Returning to Tables 1 and 2 we can see that setting the "Don't Track" preference had virtually no impact in the cumulative number of third-party sites tracking us and the number of third-party cookies being set. For all we know, third-party sites are even using the "Don't Track" preference to classify us further.
The bottom line is that after visiting seven sites, we have nearly 150 third-party sites potentially tracking us along with 250 third-party cookies regardless of our Don't Track preference.
To further illustrate the results, Figures 2 and 3 below show the Lightbeam graphs at the end of visiting our seven sites with and without the "Don't Track" preference set.

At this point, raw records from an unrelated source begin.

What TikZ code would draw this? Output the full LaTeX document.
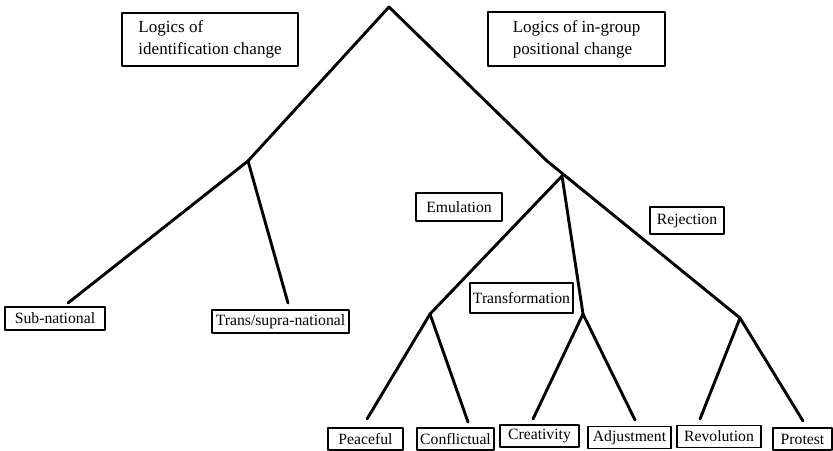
\documentclass[tikz,border=0pt]{standalone}
\usepackage{fontspec}
\setmainfont{Liberation Serif}
\begin{document}
\begin{tikzpicture}[x=0.5pt,y=-0.5pt,line join=round,line cap=round,
	font=\fontsize{7.85}{9.5}\selectfont,
	branch/.style={line width=1.45pt},
	lbl/.style={draw,line width=0.6pt,inner sep=0pt,minimum height=11.5pt},
	logic/.style={lbl,align=left,minimum height=26.5pt,font=\fontsize{8.5}{11}\selectfont}]
	\useasboundingbox (0,0) rectangle (833,450);
	% tree points
	\coordinate (top) at (389,7);
	\coordinate (lsplit) at (248,161);
	\coordinate (bend) at (547,161);
	\coordinate (esplit) at (562,176);
	\coordinate (rsplit) at (740,318);
	\coordinate (psplit) at (430,314);
	\coordinate (msplit) at (583,314);
	\coordinate (subend) at (68,303);
	\coordinate (transend) at (288,303);
	\coordinate (peend) at (367,419);
	\coordinate (coend) at (468,422);
	\coordinate (crend) at (533,419);
	\coordinate (adend) at (635,420);
	\coordinate (reend) at (700,419);
	\coordinate (prend) at (803,421);
	% labels
	\node[logic,minimum width=88pt] (idlogic) at (210,39.5) {Logics of\\identification change};
	\node[logic,minimum width=88.5pt,minimum height=27pt] (poslogic) at (576.5,39) {Logics of in-group\\positional change};
	\node[lbl,minimum width=50pt] (sub) at (55,318.5) {Sub-national};
	\node[lbl,minimum width=68.5pt] (trans) at (280.5,321.5) {Trans/supra-national};
	\node[lbl,minimum width=43pt,minimum height=14pt] (emul) at (459,207) {Emulation};
	\node[lbl,minimum width=37pt,minimum height=13.5pt] (rej) at (687,220.5) {Rejection};
	\node[lbl,minimum width=51.5pt,minimum height=15pt] (transf) at (521.5,298) {Transformation};
	\node[lbl,minimum width=37.5pt,minimum height=11pt] (peace) at (365.5,439) {Peaceful};
	\node[lbl,minimum width=38.5pt,minimum height=11pt] (confl) at (455.5,439) {Conflictual};
	\node[lbl,minimum width=39.5pt,minimum height=11pt] (creat) at (539.5,436) {Creativity};
	\node[lbl,minimum width=41.5pt,minimum height=11pt] (adj) at (629.5,437.5) {Adjustment};
	\node[lbl,minimum width=42pt,minimum height=11pt] (revol) at (719,436.5) {Revolution};
	\node[lbl,minimum width=29.5pt,minimum height=11pt] (prot) at (802.5,439) {Protest};
	% branches
	\draw[branch] (subend) -- (lsplit) -- (top) -- (bend) -- (rsplit);
	\draw[branch] (lsplit) -- (transend);
	\draw[branch] (psplit) -- (esplit) -- (msplit);
	\foreach \a/\b in {psplit/peend,psplit/coend,msplit/crend,msplit/adend,rsplit/reend,rsplit/prend}{
		\draw[branch] (\a) -- (\b);	}
\end{tikzpicture}
\end{document}
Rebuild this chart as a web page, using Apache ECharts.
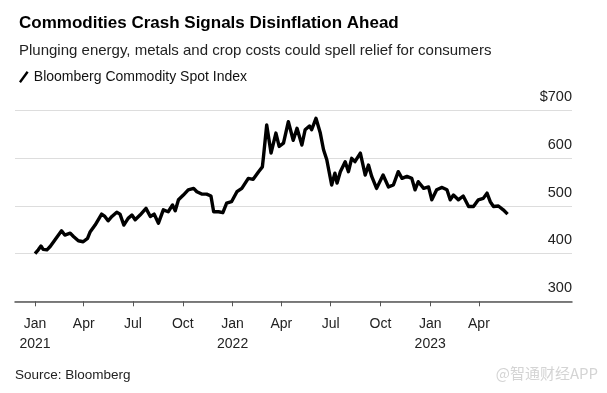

And before we go on to discuss cookies and then filtering & blocking at the network level, it's important to point out a few things:
- Not all cookies are bad. They enable your content provider to do useful things like remember your state and that you have logged in (authenticated yourself).
- The results provided here should be repeatable in general, but it has been shown to be extremely unlikely to get the same number of tracking sites or cookies during repeated trials. It appears that most sites and / or ad engines change their particular ads on a frequent basis.
- Both weather.com and maximintegrated.com did exhibit repeatedly a lower number of third-party connections and cookies with Don't Track set.
- Some sites can exhibit wild swings from vist to visit. For example, visiting maxim.com triggered over 100 third-party connections during one independent visit.
- An independent visit implies that the browser's history was cleared of everything and the Lightbeam data was reset before visiting the site and collecting the data.
- There are other ways for a web site to track its users including tracking the IP address of the visitor. However, for most homes and businesses, multiple browsers will connect using the same IP address behind a firewall and most home owners will see their IP address change periodically.